> [Set task] Please write the listing below out again exactly, leaving every picture behind.

> [Data]

┄┄┄┄┄┄

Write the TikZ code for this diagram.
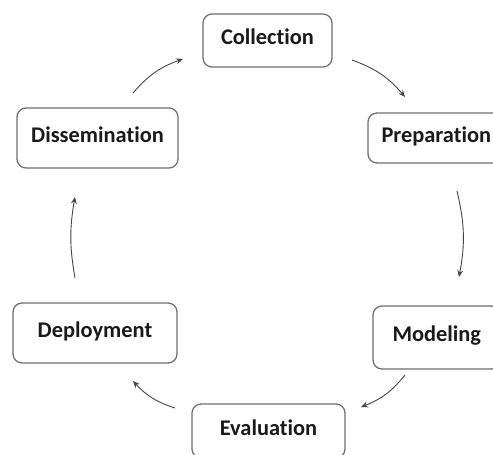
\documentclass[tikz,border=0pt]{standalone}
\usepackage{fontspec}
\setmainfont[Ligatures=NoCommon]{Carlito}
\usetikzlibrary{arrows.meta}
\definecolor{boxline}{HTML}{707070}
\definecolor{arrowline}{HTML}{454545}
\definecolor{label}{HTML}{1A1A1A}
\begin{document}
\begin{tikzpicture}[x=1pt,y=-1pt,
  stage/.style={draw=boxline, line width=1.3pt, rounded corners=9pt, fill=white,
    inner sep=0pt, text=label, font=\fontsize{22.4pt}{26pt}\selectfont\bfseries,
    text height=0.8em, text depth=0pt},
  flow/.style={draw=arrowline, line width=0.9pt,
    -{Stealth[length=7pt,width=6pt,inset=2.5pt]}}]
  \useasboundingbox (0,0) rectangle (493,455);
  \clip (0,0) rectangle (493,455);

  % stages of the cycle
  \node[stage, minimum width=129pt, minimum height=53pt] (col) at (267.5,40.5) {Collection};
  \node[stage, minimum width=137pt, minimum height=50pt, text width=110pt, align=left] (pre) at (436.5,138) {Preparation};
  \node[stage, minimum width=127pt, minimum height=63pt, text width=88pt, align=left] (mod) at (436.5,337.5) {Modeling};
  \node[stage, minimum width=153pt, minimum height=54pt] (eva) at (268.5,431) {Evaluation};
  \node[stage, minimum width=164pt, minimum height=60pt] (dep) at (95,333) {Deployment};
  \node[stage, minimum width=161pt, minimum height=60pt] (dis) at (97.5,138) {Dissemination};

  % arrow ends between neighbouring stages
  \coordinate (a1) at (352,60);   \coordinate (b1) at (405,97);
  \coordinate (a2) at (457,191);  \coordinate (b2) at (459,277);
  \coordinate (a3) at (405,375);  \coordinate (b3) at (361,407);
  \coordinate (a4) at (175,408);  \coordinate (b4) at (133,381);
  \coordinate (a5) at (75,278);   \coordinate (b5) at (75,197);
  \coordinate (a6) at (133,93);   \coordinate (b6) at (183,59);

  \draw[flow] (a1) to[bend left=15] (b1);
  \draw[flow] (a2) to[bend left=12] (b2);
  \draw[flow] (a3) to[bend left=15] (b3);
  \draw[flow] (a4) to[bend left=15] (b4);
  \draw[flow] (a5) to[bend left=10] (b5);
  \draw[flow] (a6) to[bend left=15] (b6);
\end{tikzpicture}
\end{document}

┄┄┄┄┄┄

> [Answer to the problem]
Write the TikZ code for this diagram.
\documentclass[tikz,border=0pt]{standalone}
\usepackage{fontspec}
\setmainfont[Ligatures=NoCommon]{Carlito}
\usetikzlibrary{arrows.meta}
\definecolor{boxline}{HTML}{707070}
\definecolor{arrowline}{HTML}{454545}
\definecolor{label}{HTML}{1A1A1A}
\begin{document}
\begin{tikzpicture}[x=1pt,y=-1pt,
  stage/.style={draw=boxline, line width=1.3pt, rounded corners=9pt, fill=white,
    inner sep=0pt, text=label, font=\fontsize{22.4pt}{26pt}\selectfont\bfseries,
    text height=0.8em, text depth=0pt},
  flow/.style={draw=arrowline, line width=0.9pt,
    -{Stealth[length=7pt,width=6pt,inset=2.5pt]}}]
  \useasboundingbox (0,0) rectangle (493,455);
  \clip (0,0) rectangle (493,455);

  % stages of the cycle
  \node[stage, minimum width=129pt, minimum height=53pt] (col) at (267.5,40.5) {Collection};
  \node[stage, minimum width=137pt, minimum height=50pt, text width=110pt, align=left] (pre) at (436.5,138) {Preparation};
  \node[stage, minimum width=127pt, minimum height=63pt, text width=88pt, align=left] (mod) at (436.5,337.5) {Modeling};
  \node[stage, minimum width=153pt, minimum height=54pt] (eva) at (268.5,431) {Evaluation};
  \node[stage, minimum width=164pt, minimum height=60pt] (dep) at (95,333) {Deployment};
  \node[stage, minimum width=161pt, minimum height=60pt] (dis) at (97.5,138) {Dissemination};

  % arrow ends between neighbouring stages
  \coordinate (a1) at (352,60);   \coordinate (b1) at (405,97);
  \coordinate (a2) at (457,191);  \coordinate (b2) at (459,277);
  \coordinate (a3) at (405,375);  \coordinate (b3) at (361,407);
  \coordinate (a4) at (175,408);  \coordinate (b4) at (133,381);
  \coordinate (a5) at (75,278);   \coordinate (b5) at (75,197);
  \coordinate (a6) at (133,93);   \coordinate (b6) at (183,59);

  \draw[flow] (a1) to[bend left=15] (b1);
  \draw[flow] (a2) to[bend left=12] (b2);
  \draw[flow] (a3) to[bend left=15] (b3);
  \draw[flow] (a4) to[bend left=15] (b4);
  \draw[flow] (a5) to[bend left=10] (b5);
  \draw[flow] (a6) to[bend left=15] (b6);
\end{tikzpicture}
\end{document}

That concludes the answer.